Лекции академика Марра нельзя было назвать популярными, — это было не только введение в языкознание, но попытка создать новую философию языка, способную воскресить прошедшие времена и точно установить меняющиеся стадии человеческого мышления.

Кроме Марра на ямфаке были другие крупные языковеды: Щерба, Якубинский, Жирмунский. Помню, как меня охватил восторг, когда я понял на одной из лекций, что язык — это культурная среда, в которой мы обитаем, нечто вроде второй, но уже духовной «биосферы», связывающей каждого со всеми и создающей из истории одновременность, в которой мысленно перекликаются разные поколения и аукаются разбредшиеся во времени и пространстве люди.

В меня буквально врезалась услышанная на семинаре фраза: «Родное слово — „свой брат“, оно ощущается, как своя привычная одежда или, еще лучше, как та привычная атмосфера, в которой мы живем и дышим».

Среди студентов, слушавших вместе со мной Якубинского, Щербу, Эйхенбаума, выделялся не по возрасту солидный юноша в странных очках с половинкой стекла, одетый более тщательно и аккуратно, чем его небрежные товарищи. Этот юноша при подходящем случае мог волшебно преобразиться и превратиться в Щербу, в Якубинского, Жирмунского, Эйхенбаума или даже в вас самих, если у вас была характерная индивидуальность. Это был Ираклий Андроников, будущий лермонтовед, писатель и талантливый художник устного рассказа, в котором рассказчик и герой соревновались в мимике, в жесте, в артистической игре, с документальной точностью передающей игру самой жизни.
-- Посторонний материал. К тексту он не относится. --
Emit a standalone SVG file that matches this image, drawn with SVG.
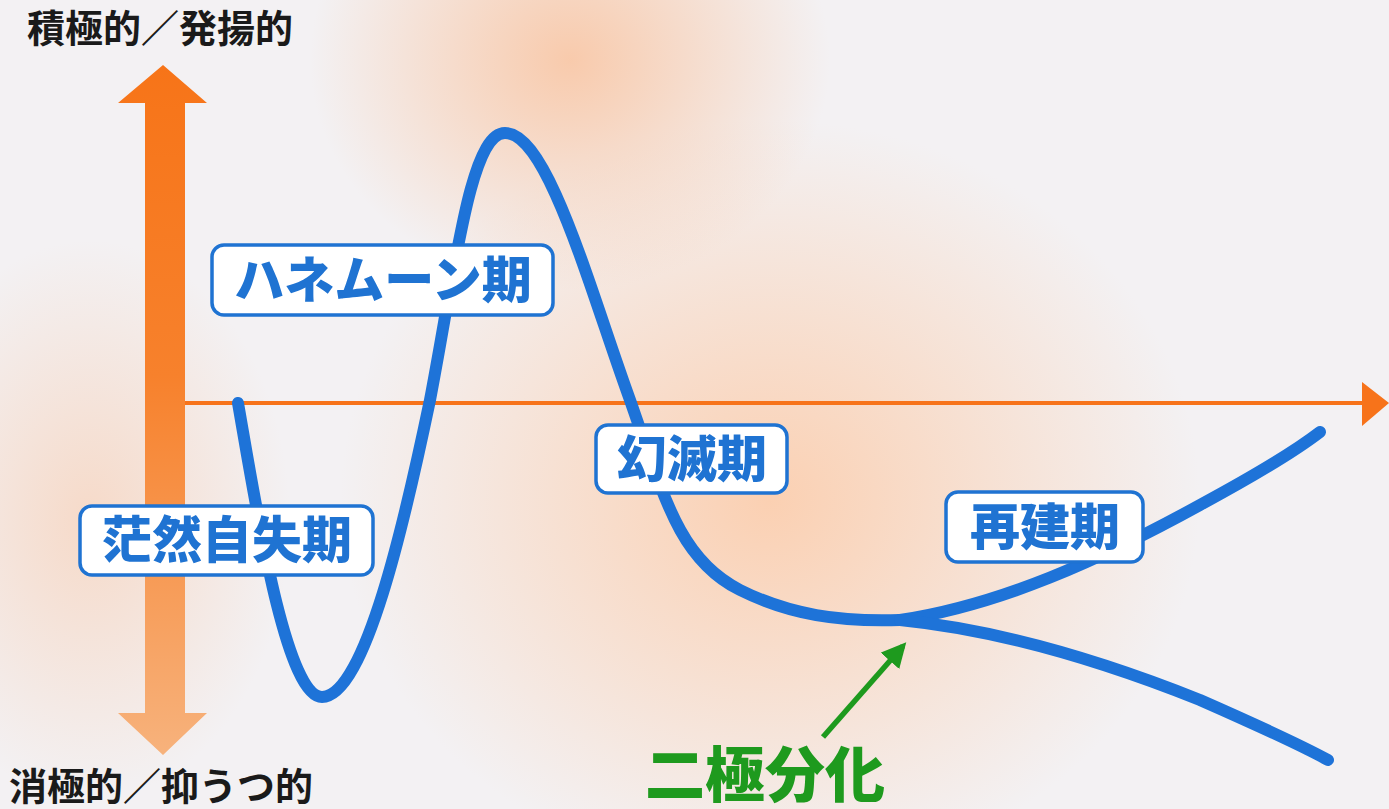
<svg xmlns="http://www.w3.org/2000/svg" width="1389" height="809" viewBox="0 0 1389 809">
<defs>
<linearGradient id="vgrad" x1="0" y1="0" x2="0" y2="1">
<stop offset="0" stop-color="#F77418"/>
<stop offset="0.45" stop-color="#F7812C"/>
<stop offset="1" stop-color="#F7B27C"/>
</linearGradient>
<radialGradient id="glow1" cx="0.5" cy="0.5" r="0.5">
<stop offset="0" stop-color="#FBD0B2" stop-opacity="1"/>
<stop offset="1" stop-color="#FBD0B2" stop-opacity="0"/>
</radialGradient>
<radialGradient id="glow2" cx="0.5" cy="0.5" r="0.5">
<stop offset="0" stop-color="#F9C6A4" stop-opacity="0.9"/>
<stop offset="1" stop-color="#F9C6A4" stop-opacity="0"/>
</radialGradient>
<marker id="greenHead" viewBox="0 0 10 10" refX="8" refY="5" markerWidth="4.5" markerHeight="4.5" orient="auto" markerUnits="strokeWidth">
<path d="M0,0 L10,5 L0,10 z" fill="#1E9A1E"/>
</marker>
<style>
.lbl rect{fill:#FFFFFF;stroke:#1F73D2;stroke-width:3.5}
.lbl text{fill:#1F73D2;font-family:"Noto Sans CJK JP","Noto Sans CJK SC",sans-serif;font-weight:900;font-size:50px;text-anchor:middle}
.axis text{fill:#1a1a1a;font-family:"Noto Sans CJK JP","Noto Sans CJK SC",sans-serif;font-weight:700;font-size:38px}
.curve{fill:none;stroke:#1E73D8;stroke-width:12;stroke-linecap:round;stroke-linejoin:round}
</style>
</defs>
<rect x="0" y="0" width="1389" height="809" fill="#F3F1F3"/>
<ellipse cx="770" cy="500" rx="430" ry="380" fill="url(#glow1)"/>
<ellipse cx="570" cy="60" rx="260" ry="230" fill="url(#glow2)"/>
<ellipse cx="90" cy="520" rx="200" ry="280" fill="url(#glow2)" opacity="0.6"/>

<g id="y-axis" class="axis">
<path d="M145,103 L118,103 L163,65 L207,103 L185,103 L185,713 L207,713 L163,755 L118,713 L145,713 Z" fill="url(#vgrad)"/>
<text x="27" y="42">積極的／発揚的</text>
<text x="9" y="800">消極的／抑うつ的</text>
</g>

<g id="x-axis">
<line x1="185" y1="403" x2="1366" y2="403" stroke="#F7731A" stroke-width="4"/>
<path d="M1362,382 L1389,403 L1362,426 Z" fill="#F7731A"/>
</g>

<g id="connectors">
<path class="curve" d="M238,403 C255,500 285,697 322,697 C365,697 405,520 430,400 C455,270 470,133 505,133 C548,133 590,290 630,400 C665,500 680,560 740,590 C790,615 840,622 900,620"/>
<path class="curve" d="M900,620 C1000,605 1100,560 1200,505 C1250,478 1290,455 1320,432"/>
<path class="curve" d="M900,620 C1000,630 1100,660 1200,700 C1250,722 1295,742 1328,760"/>
<line x1="823" y1="737" x2="903" y2="646" stroke="#1E9A1E" stroke-width="5.5" marker-end="url(#greenHead)"/>
</g>

<g id="label-honeymoon" class="lbl">
<rect x="212" y="245" width="341" height="70" rx="12"/>
<text x="383" y="298">ハネムーン期</text>
</g>
<g id="label-bozen" class="lbl">
<rect x="80" y="506" width="293" height="69" rx="12"/>
<text x="227" y="558">茫然自失期</text>
</g>
<g id="label-genmetsu" class="lbl">
<rect x="596" y="425" width="191" height="68" rx="12"/>
<text x="692" y="477">幻滅期</text>
</g>
<g id="label-saiken" class="lbl">
<rect x="946" y="492" width="197" height="70" rx="12"/>
<text x="1045" y="545">再建期</text>
</g>
<g id="label-nikyoku">
<text x="765" y="797" fill="#1E9A1E" font-family="Noto Sans CJK JP, Noto Sans CJK SC, sans-serif" font-weight="900" font-size="60" text-anchor="middle">二極分化</text>
</g>
</svg>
Ираклий Андроников, так же как и я, часто ходил из университета в Институт истории искусств слушать лекции Тынянова и Энгельгардта.

Профессор Б. Энгельгардт был человеком большой культуры и выделялся своеобразием своей теоретической мысли. Осталась в памяти его талантливая статья «Идеологический роман Достоевского», соревновавшаяся своей глубиной со знаменитой книгой другого крупного ленинградского литературоведа М. Бахтина «Проблемы творчества Достоевского».